Comparative Study: By comparing these snapshots, astronomers can piece together the typical life cycles of galaxies, understanding how they form, evolve, interact, and sometimes merge over billions of years.
The basic process of galaxy formation, according to our most successful models
Initial Density Fluctuations: Small fluctuations in the density of matter in the early universe, amplified by gravitational instability, served as the seeds for galaxy formation.
Dark Matter Halo Formation: Dark matter, which does not interact with light, began to clump together due to gravitational attraction, forming the initial framework or “halos” within which galaxies could form.

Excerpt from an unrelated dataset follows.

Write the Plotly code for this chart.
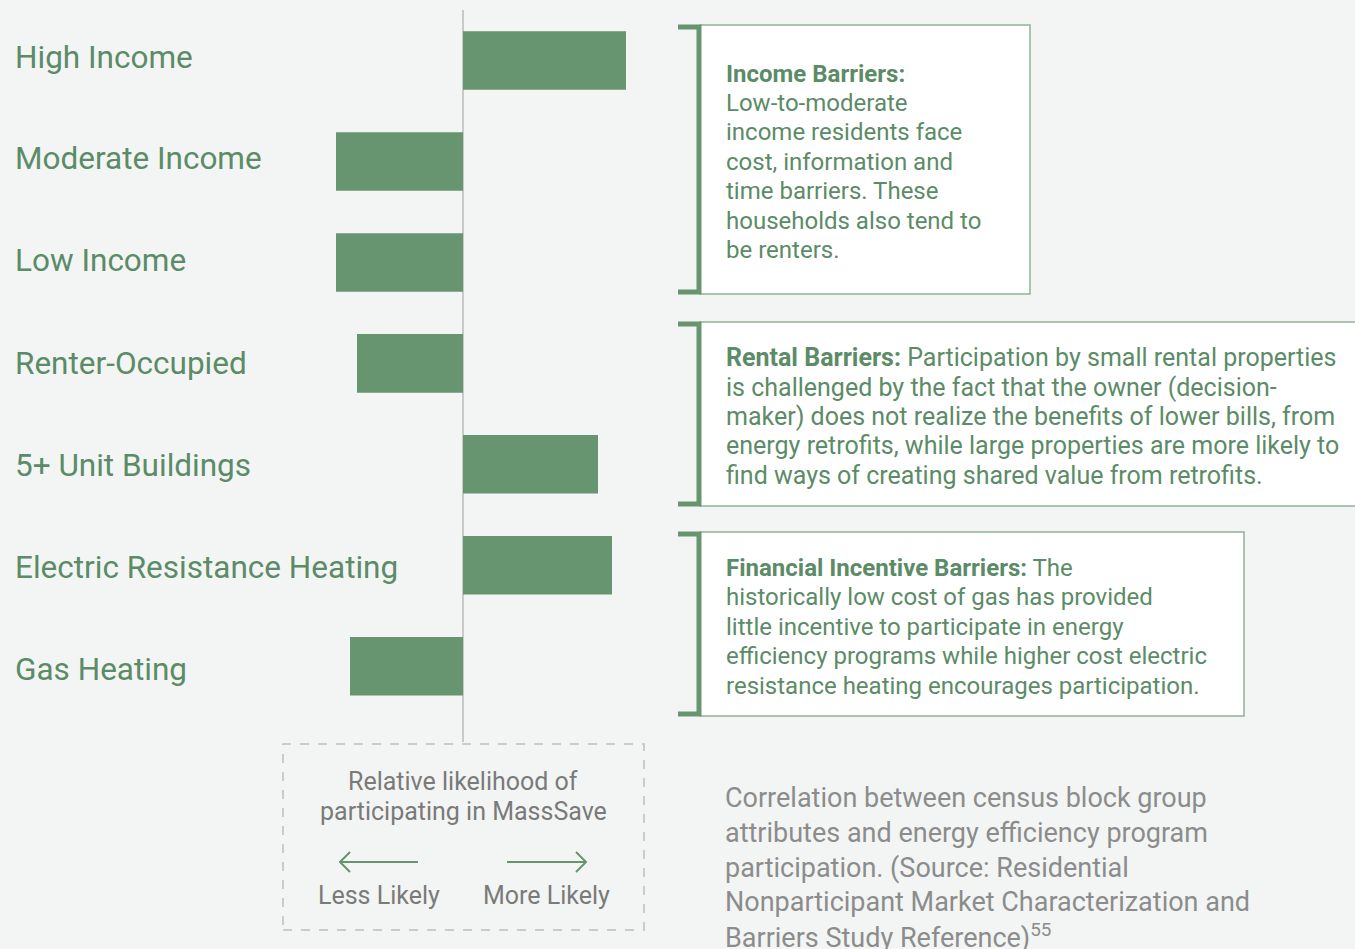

Gas Cooling and Condensation: Gas within these dark matter halos cooled and condensed, falling into the center to form stars and gas clouds, leading to the formation of the first protogalaxies.
Star Formation: As gas continued to cool and condense, it formed stars, star clusters, and eventually organised into larger structures such as disk galaxies.
Mergers and Interactions: Galaxies grew and evolved through mergers and interactions with other galaxies, which could trigger bursts of star formation and lead to the development of larger and more complex structures.
How gas cycles within and in/out of galaxies?
-Gas from dying stars returns to the interstellar medium and provides material for new stars to form.
-Supernovae and other energy released from stars can drive galactic winds, ejecting gas from a galaxy (especially in starburst galaxies).
-Gas which stars return to the interstellar medium contains the new heavy elements created by those stars, such that the total heavy element content of gas and newly-formed stars tends to increase over time.
How we can observe the gas outside of galaxies?
This gas can be detected via absorption lines in the spectra of distant bright objects.